**WORK INSTRUCTIONS**
Read the listing and extract each line that includes the word "Clone".

※ ※ ※

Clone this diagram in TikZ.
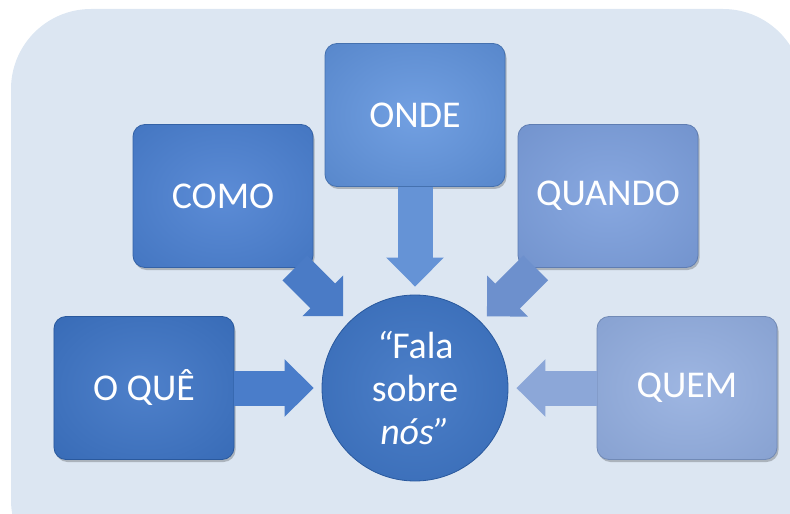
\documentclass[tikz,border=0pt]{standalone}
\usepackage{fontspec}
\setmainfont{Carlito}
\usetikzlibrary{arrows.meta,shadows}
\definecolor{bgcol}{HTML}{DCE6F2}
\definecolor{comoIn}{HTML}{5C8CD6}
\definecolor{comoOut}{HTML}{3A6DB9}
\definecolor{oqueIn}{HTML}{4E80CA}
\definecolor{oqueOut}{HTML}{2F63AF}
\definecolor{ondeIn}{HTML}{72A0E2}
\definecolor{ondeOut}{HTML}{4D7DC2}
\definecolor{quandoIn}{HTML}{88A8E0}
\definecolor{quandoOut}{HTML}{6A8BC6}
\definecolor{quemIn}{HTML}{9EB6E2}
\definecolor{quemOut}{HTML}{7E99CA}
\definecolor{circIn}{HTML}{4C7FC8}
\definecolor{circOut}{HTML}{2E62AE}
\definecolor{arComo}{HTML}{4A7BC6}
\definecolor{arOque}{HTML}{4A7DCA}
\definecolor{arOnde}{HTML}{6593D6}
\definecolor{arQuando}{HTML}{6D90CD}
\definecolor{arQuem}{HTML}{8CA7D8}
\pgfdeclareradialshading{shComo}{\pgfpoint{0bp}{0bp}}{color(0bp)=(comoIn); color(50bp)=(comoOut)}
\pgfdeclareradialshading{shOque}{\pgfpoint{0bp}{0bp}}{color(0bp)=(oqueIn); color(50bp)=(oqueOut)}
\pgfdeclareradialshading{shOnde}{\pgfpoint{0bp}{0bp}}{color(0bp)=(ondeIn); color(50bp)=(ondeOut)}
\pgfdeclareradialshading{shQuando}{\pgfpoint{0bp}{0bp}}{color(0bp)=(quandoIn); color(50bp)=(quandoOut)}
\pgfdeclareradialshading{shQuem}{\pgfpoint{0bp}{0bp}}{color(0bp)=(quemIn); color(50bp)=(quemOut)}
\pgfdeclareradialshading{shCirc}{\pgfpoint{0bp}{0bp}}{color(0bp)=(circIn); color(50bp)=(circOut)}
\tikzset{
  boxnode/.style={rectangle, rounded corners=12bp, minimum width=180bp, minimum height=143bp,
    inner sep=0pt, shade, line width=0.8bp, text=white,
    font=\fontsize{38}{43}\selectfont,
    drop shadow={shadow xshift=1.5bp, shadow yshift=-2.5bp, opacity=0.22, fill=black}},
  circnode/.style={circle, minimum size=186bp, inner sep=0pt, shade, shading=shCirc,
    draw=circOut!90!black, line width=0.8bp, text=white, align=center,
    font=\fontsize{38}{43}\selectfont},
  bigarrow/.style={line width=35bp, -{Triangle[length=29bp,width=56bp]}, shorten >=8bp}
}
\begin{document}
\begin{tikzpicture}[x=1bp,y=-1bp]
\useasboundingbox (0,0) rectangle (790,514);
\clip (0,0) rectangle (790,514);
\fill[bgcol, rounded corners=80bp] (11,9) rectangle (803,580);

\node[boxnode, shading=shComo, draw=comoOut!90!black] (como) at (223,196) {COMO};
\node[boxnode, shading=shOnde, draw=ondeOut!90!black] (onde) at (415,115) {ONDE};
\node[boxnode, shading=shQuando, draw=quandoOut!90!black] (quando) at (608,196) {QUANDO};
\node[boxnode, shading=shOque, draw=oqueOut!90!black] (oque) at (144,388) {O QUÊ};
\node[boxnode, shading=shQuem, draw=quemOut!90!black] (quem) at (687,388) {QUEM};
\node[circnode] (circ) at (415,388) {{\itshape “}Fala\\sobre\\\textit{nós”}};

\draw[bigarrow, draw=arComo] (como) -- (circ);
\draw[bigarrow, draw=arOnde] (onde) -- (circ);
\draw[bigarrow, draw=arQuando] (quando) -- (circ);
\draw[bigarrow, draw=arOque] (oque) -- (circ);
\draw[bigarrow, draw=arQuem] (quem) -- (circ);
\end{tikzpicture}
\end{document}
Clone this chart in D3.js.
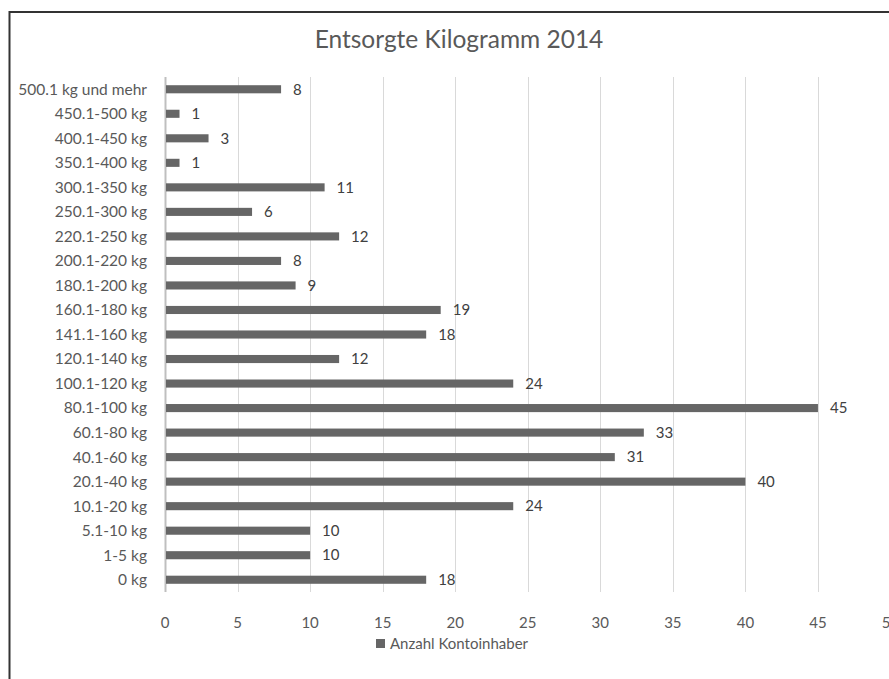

※ ※ ※

**RESULT OF THE EXERCISE**
Clone this diagram in TikZ.
Clone this chart in D3.js.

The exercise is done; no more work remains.